** REQUIRED TASK **
Tally every line featuring "matplotlib", then give that tally alone.

━━━━━ AVAILABLE DATA ━━━━━

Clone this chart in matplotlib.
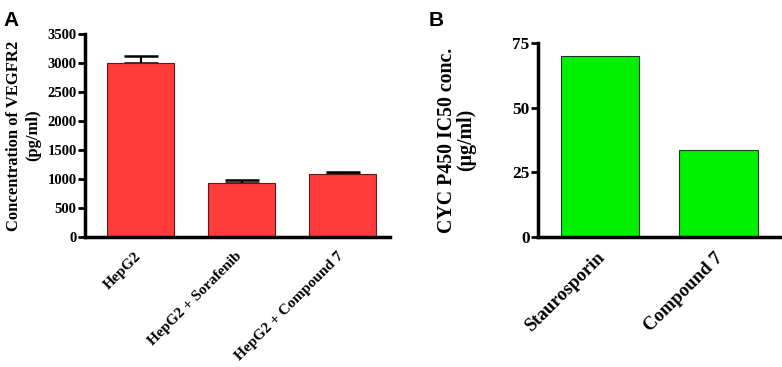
import matplotlib.pyplot as plt
from matplotlib.transforms import ScaledTranslation

# panel A: VEGFR2 concentration
groups_a = ["HepG2", "HepG2 + Sorafenib", "HepG2 + Compound 7"]
vegfr2 = [3000, 935, 1090]
vegfr2_err = [120, 42, 25]

# panel B: CYP450 IC50
groups_b = ["Staurosporin", "Compound 7"]
ic50 = [70, 33.5]

plt.rcParams["font.family"] = "Liberation Serif"
plt.rcParams["font.weight"] = "bold"
plt.rcParams["axes.labelweight"] = "bold"

fig = plt.figure(figsize=(7.82, 3.67), dpi=100)
ax_a = fig.add_axes([0.1087, 0.3542, 0.39, 0.5532])
ax_b = fig.add_axes([0.688, 0.355, 0.312, 0.527])


def style(ax, ysize, xsize, xpad, dx):
    for side in ("top", "right"):
        ax.spines[side].set_visible(False)
    for side in ("left", "bottom"):
        ax.spines[side].set_linewidth(2.5)
    ax.tick_params(axis="y", width=2, length=5, labelsize=ysize, pad=1)
    ax.tick_params(axis="x", length=0, labelsize=xsize, pad=xpad)
    shift = ScaledTranslation(dx / 100, 0, fig.dpi_scale_trans)
    for lab in ax.get_xticklabels():
        lab.set_rotation(45)
        lab.set_ha("right")
        lab.set_rotation_mode("anchor")
        lab.set_transform(lab.get_transform() + shift)


ax_a.bar(range(len(groups_a)), vegfr2, width=0.66, color="#ff3b3b",
         edgecolor="#5a1a1a", linewidth=0.8, zorder=2)
ax_a.errorbar(range(len(groups_a)), vegfr2, yerr=[[0] * 3, vegfr2_err],
              fmt="none", ecolor="black", elinewidth=1.5, capsize=12.5,
              capthick=1.8, zorder=1)
ax_a.set_xlim(-0.55, 2.47)
ax_a.set_ylim(0, 3500)
ax_a.set_yticks(range(0, 3501, 500))
ax_a.set_xticks(range(len(groups_a)))
ax_a.set_xticklabels(groups_a)
ax_a.set_ylabel("Concentration of VEGFR2\n(pg/ml)", fontsize=12,
                fontweight="bold")
ax_a.yaxis.set_label_coords(-0.145, 0.5)
style(ax_a, 10.5, 11, 9, -6)

ax_b.bar(range(len(groups_b)), ic50, width=0.66, color="#00f000",
         edgecolor="#1a3a1a", linewidth=0.8, zorder=2)
ax_b.set_xlim(-0.523, 1.536)
ax_b.set_ylim(0, 75)
ax_b.set_yticks([0, 25, 50, 75])
ax_b.set_xticks(range(len(groups_b)))
ax_b.set_xticklabels(groups_b)
ax_b.set_ylabel("CYC P450 IC50 conc.\n(µg/ml)", fontsize=14.3,
                fontweight="bold", linespacing=0.95)
ax_b.yaxis.set_label_coords(-0.255, 0.5)
style(ax_b, 12.5, 13.5, 9, -4)

fig.text(0.005, 0.97, "A", fontsize=15, fontweight="bold",
         family="Liberation Sans", va="top")
fig.text(0.548, 0.97, "B", fontsize=15, fontweight="bold",
         family="Liberation Sans", va="top")

fig.savefig("out.png", dpi=100)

━━━━━

** RESPONSE **
3